Le savoir faire dans le déploiement est un facteur clé
Dès lors, toute la difficulté tient dans le déploiement jusque dans les équipes d'une démarche initiée au sommet de l'organisation. L'expérience montre que les principaux facteurs de réussite sont le choix des axes de travail, qui doivent être clairs et surtout ne pas être remis en cause sans raison profonde, la présence d'un porteur identifié du projet, bénéficiant d'une autorité et de relais suffisants, et la mise en place dès le début des indicateurs. En effet, on obtient rarement une amélioration brutale mais plutôt des tendances qu'il faut détecter, quitte à réorienter la démarche si nécessaire. Là encore, il s'agit d'être pragmatique et donc bien informé. Enfin, un aspect particulièrement important est la conduite du changement auprès du middle management, dont le rôle et l'adhésion sont essentiels.
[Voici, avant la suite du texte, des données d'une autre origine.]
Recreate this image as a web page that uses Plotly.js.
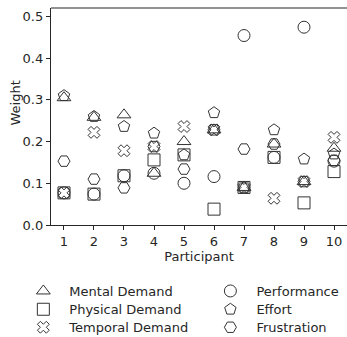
<!DOCTYPE html>
<html><head><meta charset="utf-8">
<script src="https://cdn.plot.ly/plotly-3.0.1.min.js"></script>
<style>body{margin:0;padding:0;background:#fff}#chart{width:347px;height:337px}</style>
</head><body><div id="chart"></div>
<script>
const participants = [1,2,3,4,5,6,7,8,9,10];
const mental      = [0.305,0.258,0.264,0.124,0.200,0.228,0.090,0.194,0.104,0.184];
const physical    = [0.077,0.074,0.118,0.156,0.168,0.038,0.090,0.162,0.053,0.128];
const temporal    = [0.077,0.222,0.178,0.188,0.236,0.228,0.090,0.064,0.104,0.210];
const performance = [0.077,0.074,0.118,0.124,0.100,0.116,0.454,0.162,0.474,0.153];
const effort      = [0.310,0.260,0.236,0.220,0.168,0.269,0.090,0.228,0.158,0.170];
const frustration = [0.153,0.110,0.089,0.188,0.134,0.228,0.182,0.194,0.104,0.155];
const seriesNames = ["Mental Demand","Physical Demand","Temporal Demand","Performance","Effort","Frustration"];
const seriesData = [mental, physical, temporal, performance, effort, frustration];
const symbols = ["triangle-up-open","square-open","x-open","circle-open","pentagon-open","hexagon2-open"];
const symbolSizes = [12, 12, 10.5, 12, 12, 12];
const ink = "#262626";
const font = "DejaVu Sans, sans-serif";
const legendIds = ["legend","legend2","legend3","legend4","legend5","legend6"];

const traces = seriesData.map((d,i)=>({
  type:"scatter", mode:"markers", x: participants, y: d, name: seriesNames[i],
  legend: legendIds[i],
  marker:{symbol:symbols[i], size:symbolSizes[i], color:"#333", line:{width:1, color:"#333"}},
  cliponaxis:false
}));

const legendBase = {
  yref:"container", xref:"container", yanchor:"top", xanchor:"left",
  font:{family:font, size:13, color:ink}, bgcolor:"rgba(0,0,0,0)",
  tracegroupgap:0, itemwidth:42
};
const legendRowsY = [0.181, 0.1267, 0.0733];
const legendColsX = [0.05, 0.589];

const layout = {
  width:347, height:337,
  margin:{l:51, r:0, t:8, b:112, autoexpand:false},
  paper_bgcolor:"#fff", plot_bgcolor:"#fff",
  font:{family:font, size:13, color:ink},
  showlegend:true,
  xaxis:{range:[0.567,10.433], tickvals:participants, ticktext:participants.map(String),
    showgrid:false, zeroline:false, showline:true, linecolor:ink, linewidth:1.2,
    ticks:"outside", ticklen:4, tickcolor:ink, tickfont:{size:13, color:ink},
    title:{text:"Participant", font:{size:13, color:ink}, standoff:4}},
  yaxis:{range:[0,0.52], tickvals:[0,0.1,0.2,0.3,0.4,0.5], tickformat:".1f",
    showgrid:false, zeroline:false, showline:true, linecolor:ink, linewidth:1.2,
    ticks:"outside", ticklen:4, tickcolor:ink, tickfont:{size:13, color:ink}},
  annotations:[{text:"Weight", xref:"paper", yref:"paper", x:-36/296, y:0.56,
    xanchor:"center", yanchor:"middle", textangle:-90, showarrow:false,
    font:{family:font, size:13, color:ink}}],
  shapes:[{type:"line", xref:"paper", yref:"paper", x0:0, x1:1, y0:1, y1:1, line:{color:ink, width:1.2}}]
};
legendIds.forEach((id,i)=>{
  layout[id] = Object.assign({}, legendBase, {x: legendColsX[Math.floor(i/3)], y: legendRowsY[i%3]});
});

Plotly.newPlot("chart", traces, layout, {displayModeBar:false, staticPlot:true});
</script></body></html>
Un dernier écueil, que l'on rencontre parfois dans les grands groupes internationaux, est la réticence du siège à laisser les pays localiser la démarche. Il ne faut pas voir cette adaptation comme une façon de détricoter le travail réalisé en amont, une expression d'indépendance ou encore une forme de désinvolture, mais au contraire comme le meilleur moyen d'intégrer la transformation à la culture locale de l'entreprise. Car la réussite finale, au-delà même des gains chiffrés, s'exprime quand l'esprit des règles instaurées, et notamment le raisonnement en risques et impacts vs. bénéfices, devient pour chacun un réflexe quotidien. Et ces projets de transformation, qui au premier abord peuvent apparaître très techniques, révèlent ainsi toute leur dimension humaine.